3. L’acquéreur contestait cette décision, prétendant essentiellement dans son pourvoi à :

– la violation des articles L 241-1, L 243-8 et A. 243-1 du Code des assurances dès lors que, fondant son refus d’application de la police sur l’existence d’une condition subordonnant la garantie décennale à l’existence d’un contrat de louage d’ouvrage, la Cour d’appel faisait application d’une clause illicite comme faisant échec aux règles d’ordre public relatives à l’étendue de l’assurance obligatoire ;

– la violation des articles 1134, 1601 et s. et 1789 et s. du Code civil dès lors qu’elle avait jugé qu’il n’existait pas de contrat de louage d’ouvrage alors que deux contrats avaient été conclus par les parties, l’un portant sur la vente de l’immeuble, l’autre portant sur la réalisation de travaux d’une grande ampleur, de sorte que la police pouvait trouver application, la condition d’existence d’un contrat de louage d’ouvrage étant remplie.

4. Sous le visa des articles L. 241-1, L. 243-8 et A. 243-1 du Code des assurances, ensemble l’annexe 1 à ce dernier article, la Cour de cassation, après avoir rappelé les principes normatifs en la matière en énonçant dans son « chapeau » que « toute personne physique ou morale, dont la responsabilité peut être engagée sur le fondement de la présomption établie par les articles 1792 et suivants du Code Civil à propos des travaux de bâtiment, doit être couverte par une assurance ; que tout contrat d’assurance souscrit en vertu de cet article est, nonobstant toute clause contraire, réputé comporter des garanties au moins équivalentes à celles figurant à l’annexe I de l’article A 243-1 du Code des Assurances », y fait application, en censurant la Cour d’Appel, à laquelle elle reproche, à juste titre, d’avoir retenu l’application d’une clause limitant la garantie des travaux effectués en exécution d’un contrat de louage d’ouvrage, alors qu’une telle clause faisait échec aux règles d’ordre public relatives à l’étendue de l’assurance de responsabilité obligatoire en matière de construction et devait par suite être réputée non écrite.

5. Cette solution ne peut surprendre le lecteur attentif de la jurisprudence de la Cour de Cassation (Cass.
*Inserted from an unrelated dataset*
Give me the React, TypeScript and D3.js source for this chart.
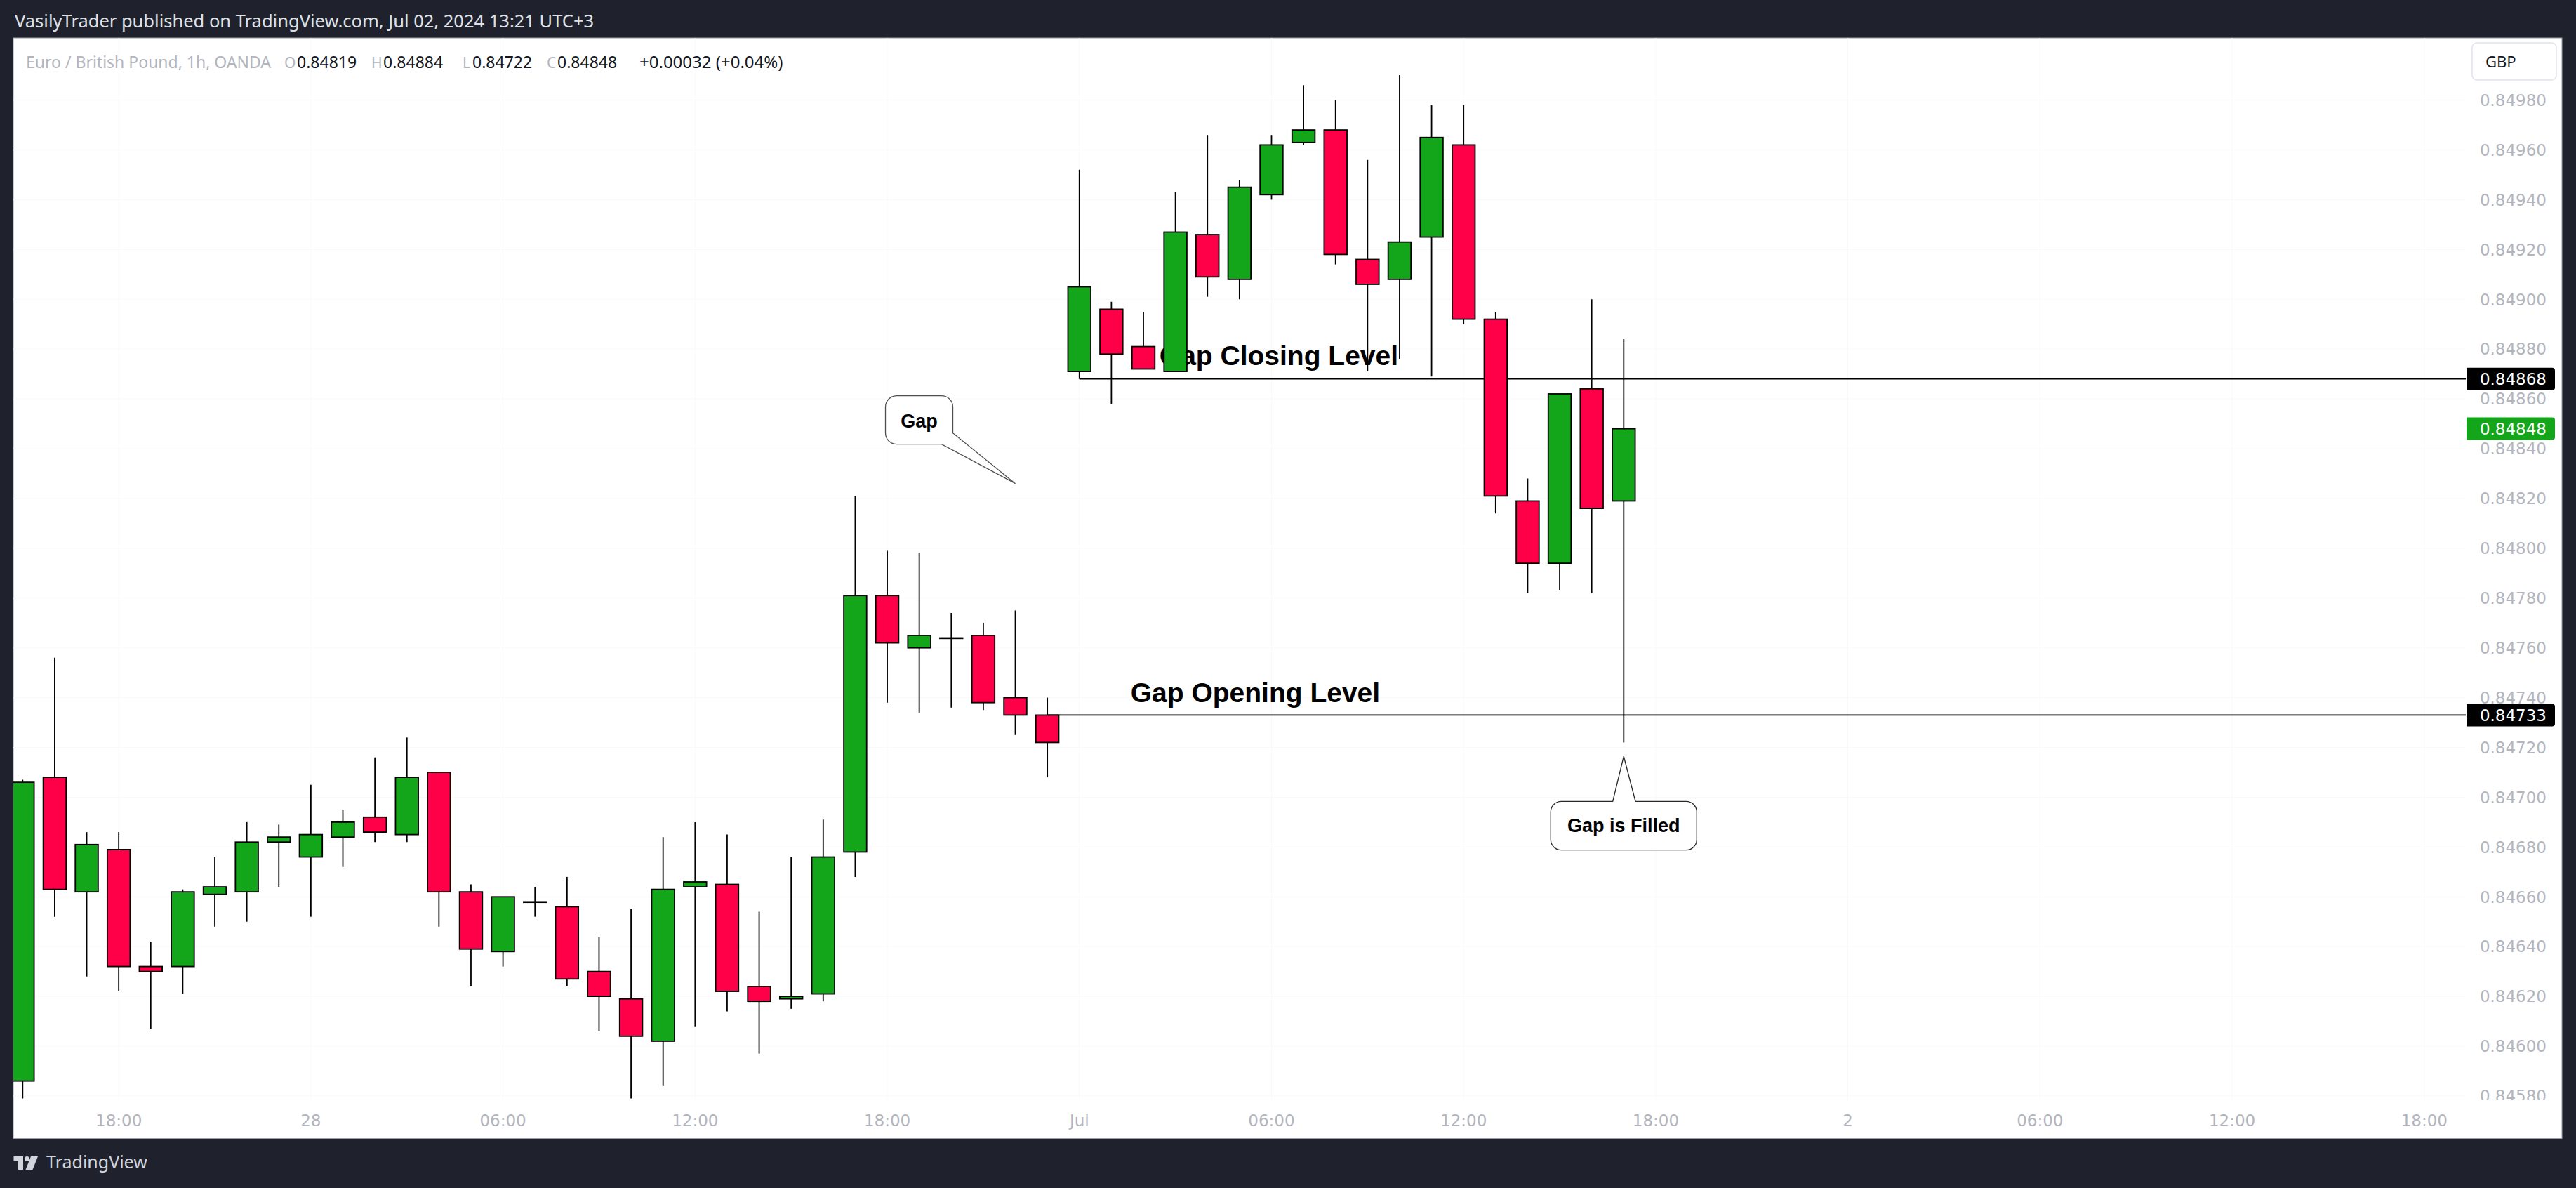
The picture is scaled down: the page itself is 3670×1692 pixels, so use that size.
import React from "react";
import * as d3 from "d3";

// EUR/GBP 1h, OANDA — bars from Jun 27 15:00 to Jul 01 17:00 (UTC+3)
const opens = [
  0.84586, 0.84708, 0.84662, 0.84679, 0.84632, 0.84632, 0.84661, 0.84662, 0.84682,
  0.84676, 0.84684, 0.84692, 0.84685, 0.8471, 0.84662, 0.84638, 0.84658, 0.84656,
  0.8463, 0.84619, 0.84602, 0.84664, 0.84665, 0.84624, 0.84619, 0.84621, 0.84678,
  0.84781, 0.8476, 0.84764, 0.84765, 0.8474, 0.84733,
  0.84871, 0.84896, 0.84881, 0.84871, 0.84926, 0.84908, 0.84942, 0.84963, 0.84968,
  0.84916, 0.84908, 0.84925, 0.84962, 0.84892, 0.84819, 0.84794, 0.84864, 0.84819,
];
const highs = [
  0.84707, 0.84756, 0.84686, 0.84686, 0.84642, 0.84663, 0.84676, 0.8469, 0.84689,
  0.84705, 0.84695, 0.84716, 0.84724, 0.8471, 0.84665, 0.8466, 0.84664, 0.84668,
  0.84644, 0.84655, 0.84684, 0.8469, 0.84685, 0.84654, 0.84676, 0.84691, 0.84821,
  0.84799, 0.84798, 0.84774, 0.8477, 0.84775, 0.8474,
  0.84952, 0.84899, 0.84895, 0.84943, 0.84966, 0.84948, 0.84966, 0.84986, 0.8498,
  0.84956, 0.8499, 0.84978, 0.84978, 0.84895, 0.84828, 0.84862, 0.849, 0.84884,
];
const lows = [
  0.84579, 0.84652, 0.84628, 0.84622, 0.84607, 0.84621, 0.84648, 0.8465, 0.84664,
  0.84652, 0.84672, 0.84682, 0.84682, 0.84648, 0.84624, 0.84632, 0.84652, 0.84624,
  0.84606, 0.84579, 0.84584, 0.84608, 0.84614, 0.84597, 0.84615, 0.84618, 0.84668,
  0.84738, 0.84734, 0.84736, 0.84735, 0.84725, 0.84708,
  0.84868, 0.84858, 0.84872, 0.84871, 0.84901, 0.849, 0.8494, 0.84962, 0.84914,
  0.84871, 0.84876, 0.84869, 0.8489, 0.84814, 0.84782, 0.84783, 0.84782, 0.84722,
];
const closes = [
  0.84706, 0.84663, 0.84681, 0.84632, 0.8463, 0.84662, 0.84664, 0.84682, 0.84684,
  0.84685, 0.8469, 0.84686, 0.84708, 0.84662, 0.84639, 0.8466, 0.84658, 0.84627,
  0.8462, 0.84604, 0.84663, 0.84666, 0.84622, 0.84618, 0.8462, 0.84676, 0.84781,
  0.84762, 0.84765, 0.84764, 0.84738, 0.84733, 0.84722,
  0.84905, 0.84878, 0.84872, 0.84927, 0.84909, 0.84945, 0.84962, 0.84968, 0.84918,
  0.84906, 0.84923, 0.84965, 0.84892, 0.84821, 0.84794, 0.84862, 0.84816, 0.84848,
];

const timeTickBars = [3, 9, 15, 21, 27, 33, 39, 45, 51, 57, 63, 69, 75];
const timeTickLabels = ["18:00", "28", "06:00", "12:00", "18:00", "Jul", "06:00", "12:00", "18:00", "2", "06:00", "12:00", "18:00"];
const priceTicks = [
  0.8498, 0.8496, 0.8494, 0.8492, 0.849, 0.8488, 0.8486, 0.8484, 0.8482, 0.848, 0.8478,
  0.8476, 0.8474, 0.8472, 0.847, 0.8468, 0.8466, 0.8464, 0.8462, 0.846, 0.8458,
];

const gapOpenLevel = 0.84733;
const gapOpenBar = 32;
const gapCloseLevel = 0.84868;
const gapCloseBar = 33;

const GREEN = "#13a51a";
const RED = "#ff0048";
const AXIS = "#b2b5be";
const UI = "'Noto Sans', 'Liberation Sans', sans-serif";
const NUM = "'DejaVu Sans', sans-serif";
const BOLD = "'Liberation Sans', Arial, sans-serif";

export default function App() {
  const W = 3670;
  const H = 1692;
  const plot = { left: 19, right: 3513, top: 54, bottom: 1567 };
  const x = d3.scaleLinear().domain([0, 75]).range([32.3, 3453.8]);
  const y = d3.scaleLinear().domain([0.8458, 0.8498]).range([1560.95, 142.55]);
  const fmt = d3.format(".5f");
  const bodyW = 32.6;

  const n = closes.length;
  const lastO = opens[n - 1], lastH = highs[n - 1], lastL = lows[n - 1], lastC = closes[n - 1];
  const chg = lastC - closes[n - 2];
  const pct = (chg / closes[n - 2]) * 100;
  const chgText = `${chg >= 0 ? "+" : ""}${fmt(chg)} (${pct >= 0 ? "+" : ""}${pct.toFixed(2)}%)`;

  // "Gap" callout, tip anchored in data space
  const gapTip = { x: x(31), y: y(0.84826) };
  const g1 = { x1: gapTip.x - 185, y1: gapTip.y - 125, x2: gapTip.x - 89, y2: gapTip.y - 56 };
  const r1 = 16;
  const gapPath =
    `M${g1.x1 + r1},${g1.y1} H${g1.x2 - r1} A${r1},${r1} 0 0 1 ${g1.x2},${g1.y1 + r1} ` +
    `V${gapTip.y - 72} L${gapTip.x},${gapTip.y} L${gapTip.x - 105},${g1.y2} ` +
    `H${g1.x1 + r1} A${r1},${r1} 0 0 1 ${g1.x1},${g1.y2 - r1} V${g1.y1 + r1} ` +
    `A${r1},${r1} 0 0 1 ${g1.x1 + r1},${g1.y1} Z`;

  // "Gap is Filled" callout
  const fillTip = { x: x(50), y: y(0.847164) };
  const f = { x1: fillTip.x - 104, y1: fillTip.y + 64, x2: fillTip.x + 104, y2: fillTip.y + 133.4 };
  const r2 = 15;
  const fillPath =
    `M${f.x1 + r2},${f.y1} H${fillTip.x - 15.6} L${fillTip.x},${fillTip.y} L${fillTip.x + 16.7},${f.y1} ` +
    `H${f.x2 - r2} A${r2},${r2} 0 0 1 ${f.x2},${f.y1 + r2} V${f.y2 - r2} ` +
    `A${r2},${r2} 0 0 1 ${f.x2 - r2},${f.y2} H${f.x1 + r2} A${r2},${r2} 0 0 1 ${f.x1},${f.y2 - r2} ` +
    `V${f.y1 + r2} A${r2},${r2} 0 0 1 ${f.x1 + r2},${f.y1} Z`;

  const priceLabel = (p: number, fill: string, key: string) => {
    const cy = y(p);
    const bx = 3514, bw = 126, bh = 32, rr = 4;
    const path =
      `M${bx},${cy - bh / 2} H${bx + bw - rr} A${rr},${rr} 0 0 1 ${bx + bw},${cy - bh / 2 + rr} ` +
      `V${cy + bh / 2 - rr} A${rr},${rr} 0 0 1 ${bx + bw - rr},${cy + bh / 2} H${bx} Z`;
    return (
      <g key={key}>
        <path d={path} fill={fill} />
        <text x={3628} y={cy} dy="0.36em" textAnchor="end" fontFamily={NUM} fontSize={23} fill="#ffffff">
          {fmt(p)}
        </text>
      </g>
    );
  };

  return (
    <svg
      width={W}
      height={H}
      viewBox={`0 0 ${W} ${H}`}
      style={{ position: "absolute", left: 0, top: 0, display: "block" }}
    >
      <defs>
        <clipPath id="plotClip">
          <rect x={plot.left} y={plot.top} width={plot.right - plot.left} height={plot.bottom - plot.top} />
        </clipPath>
        <clipPath id="axisClip">
          <rect x={plot.right} y={plot.top} width={3649 - plot.right} height={plot.bottom - plot.top} />
        </clipPath>
      </defs>
      <rect x={0} y={0} width={W} height={H} fill="#1f222d" />
      <text x={21} y={39} fontFamily={UI} fontSize={25.5} fill="#dfe1e6">
        VasilyTrader published on TradingView.com, Jul 02, 2024 13:21 UTC+3
      </text>

      {/* chart panel */}
      <rect x={19} y={54} width={3631} height={1567.5} fill="#ffffff" stroke="#9a9da6" strokeWidth={1} />

      {/* grid */}
      <g clipPath="url(#plotClip)">
        {priceTicks.map((p) => (
          <line key={"hg" + p} x1={plot.left} x2={plot.right} y1={y(p)} y2={y(p)} stroke="#f9f9fa" strokeWidth={1} />
        ))}
        {timeTickBars.map((b) => (
          <line key={"vg" + b} x1={x(b)} x2={x(b)} y1={plot.top} y2={plot.bottom} stroke="#f9f9fa" strokeWidth={1} />
        ))}
      </g>

      {/* legend */}
      <text y={97} fontFamily={UI} fontSize={23}>
        <tspan x={37} fill={AXIS}>Euro / British Pound, 1h, OANDA</tspan>
        <tspan x={405} fill={AXIS} fontSize={21}>O</tspan>
        <tspan x={423} fill="#131722">{fmt(lastO)}</tspan>
        <tspan x={529} fill={AXIS} fontSize={21}>H</tspan>
        <tspan x={546} fill="#131722">{fmt(lastH)}</tspan>
        <tspan x={659} fill={AXIS} fontSize={21}>L</tspan>
        <tspan x={673} fill="#131722">{fmt(lastL)}</tspan>
        <tspan x={779} fill={AXIS} fontSize={21}>C</tspan>
        <tspan x={794} fill="#131722">{fmt(lastC)}</tspan>
        <tspan x={911} fill="#131722" fontSize={24}>{chgText}</tspan>
      </text>

      <g clipPath="url(#plotClip)">
        {/* level texts (behind candles) */}
        <text x={x(35.5)} y={y(0.848736)} fontFamily={BOLD} fontWeight="bold" fontSize={39} fill="#000000">
          Gap Closing Level
        </text>
        <text x={x(34.6)} y={y(0.847382)} fontFamily={BOLD} fontWeight="bold" fontSize={39} fill="#000000">
          Gap Opening Level
        </text>

        {/* horizontal levels */}
        <line x1={x(gapCloseBar)} x2={plot.right} y1={y(gapCloseLevel)} y2={y(gapCloseLevel)} stroke="#000" strokeWidth={1.6} />
        <line x1={x(gapOpenBar)} x2={plot.right} y1={y(gapOpenLevel)} y2={y(gapOpenLevel)} stroke="#000" strokeWidth={1.6} />

        {/* candles */}
        {closes.map((c, i) => {
          const o = opens[i];
          const cx = x(i);
          const top = y(Math.max(o, c));
          const bot = y(Math.min(o, c));
          const up = c >= o;
          return (
            <g key={"c" + i}>
              <line x1={cx} x2={cx} y1={y(highs[i])} y2={y(lows[i])} stroke="#000" strokeWidth={1.8} />
              <rect
                x={cx - bodyW / 2}
                y={top}
                width={bodyW}
                height={Math.max(bot - top, 0.8)}
                fill={up ? GREEN : RED}
                stroke="#000"
                strokeWidth={1.8}
              />
            </g>
          );
        })}

        {/* callouts */}
        <path d={gapPath} fill="#ffffff" stroke="#505050" strokeWidth={1.3} />
        <text x={(g1.x1 + g1.x2) / 2} y={gapTip.y - 80} textAnchor="middle" fontFamily={BOLD} fontWeight="bold" fontSize={27} fill="#000">
          Gap
        </text>
        <path d={fillPath} fill="#ffffff" stroke="#2a2a2a" strokeWidth={1.3} />
        <text x={fillTip.x} y={fillTip.y + 108} textAnchor="middle" fontFamily={BOLD} fontWeight="bold" fontSize={27} fill="#000">
          Gap is Filled
        </text>
      </g>

      {/* price axis */}
      <g clipPath="url(#axisClip)">
        {priceTicks.map((p) => (
          <text key={"pt" + p} x={3628} y={y(p)} dy="0.36em" textAnchor="end" fontFamily={NUM} fontSize={23} fill={AXIS}>
            {fmt(p)}
          </text>
        ))}
        {priceLabel(gapCloseLevel, "#000000", "lc")}
        {priceLabel(lastC, GREEN, "lp")}
        {priceLabel(gapOpenLevel, "#000000", "lo")}
      </g>

      {/* currency button */}
      <rect x={3522} y={61} width={120} height={53} rx={7} fill="#ffffff" stroke="#e0e3eb" strokeWidth={1.5} />
      <text x={3541} y={96} fontFamily={UI} fontSize={22} fill="#131722">GBP</text>

      {/* time axis */}
      {timeTickBars.map((b, i) => (
        <text key={"tt" + b} x={x(b)} y={1604} textAnchor="middle" fontFamily={NUM} fontSize={23} fill={AXIS}>
          {timeTickLabels[i]}
        </text>
      ))}

      {/* footer logo */}
      <g fill="#d1d4dc">
        <rect x={19.5} y={1647} width={13.5} height={6.5} />
        <rect x={26} y={1647} width={7} height={19} />
        <circle cx={38.5} cy={1650.5} r={3.6} />
        <path d="M44,1647 H54 L46.5,1666 H36.5 Z" />
      </g>
      <text x={66} y={1664} fontFamily={UI} fontSize={25} fill="#d1d4dc">TradingView</text>
    </svg>
  );
}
Civ. 1ère, 10 décembre 1996, inédit, n° 94-20757), ou encore le lecteur de nos colonnes (RGDA 1997, page 188, note A. d’Hauteville).

Dans l’arrêt ci-dessus évoqué, un entrepreneur avait acquis un immeuble, dans lequel il avait procédé lui-même à des travaux de rénovation, avant de vendre un ou plusieurs appartements dudit immeuble, situation proche, si ce n’est identique, à l’espèce commentée.

La Cour de Bordeaux avait rejeté l’application de la police décennale au motif que son article 3 limitait la couverture aux « travaux exécutés par l’assuré, titulaire du marché étant défini comme étant la personne liée au maître de l’ouvrage par un contrat de louage d’ouvrage ».

La Cour Suprême avait alors cassé cette décision sous le visa des articles L. 241-1, L. 243-8 et A. 243-1 du Code des Assurances, ensemble l’annexe 1 à ce dernier article, au motif que la clause précitée, en ce qu’elle limite la garantie des travaux réalisés par l’assuré à ceux effectués dans le cadre d’un contrat de louage d’ouvrage, faisait échec aux règles d’ordre public relatives à l’étendue de l’assurance de responsabilité obligatoire en matière de construction, clause qui devait, par suite, être réputée non écrite.

6. L’arrêt rapporté reprend la solution en l’exposant désormais aux lumières de la publication au bulletin des arrêts de la Cour de Cassation.

Cette solution est conforme à l’esprit des textes et particulièrement à l’article A. 243-1 du Code des Assurances en vertu duquel :

– le contrat d’assurance décennal « doit obligatoirement comporter les clauses figurant (…) à l’annexe I » (al. 1er),

– « toute autre clause du contrat ne peut avoir pour effet d’altérer d’une quelconque manière le contenu ou la portée de ces clauses », sauf si elle s’applique exclusivement aux garanties dites facultatives (al. 2),

et à l’esprit de la jurisprudence de la Cour de cassation qui affirme, en application notamment de ce texte, le principe selon lequel aucune stipulation du contrat ne peut avoir pour effet d’amoindrir d’une manière quelconque le contenu des garanties imposées par les clauses types aux parties (Cass. Civ. 1ère, 7 juillet 1993, Bull. civ I n° 247, RGAT 1994, p. 172, note J. Bigot ; sur la question, Lamy, n° 2981).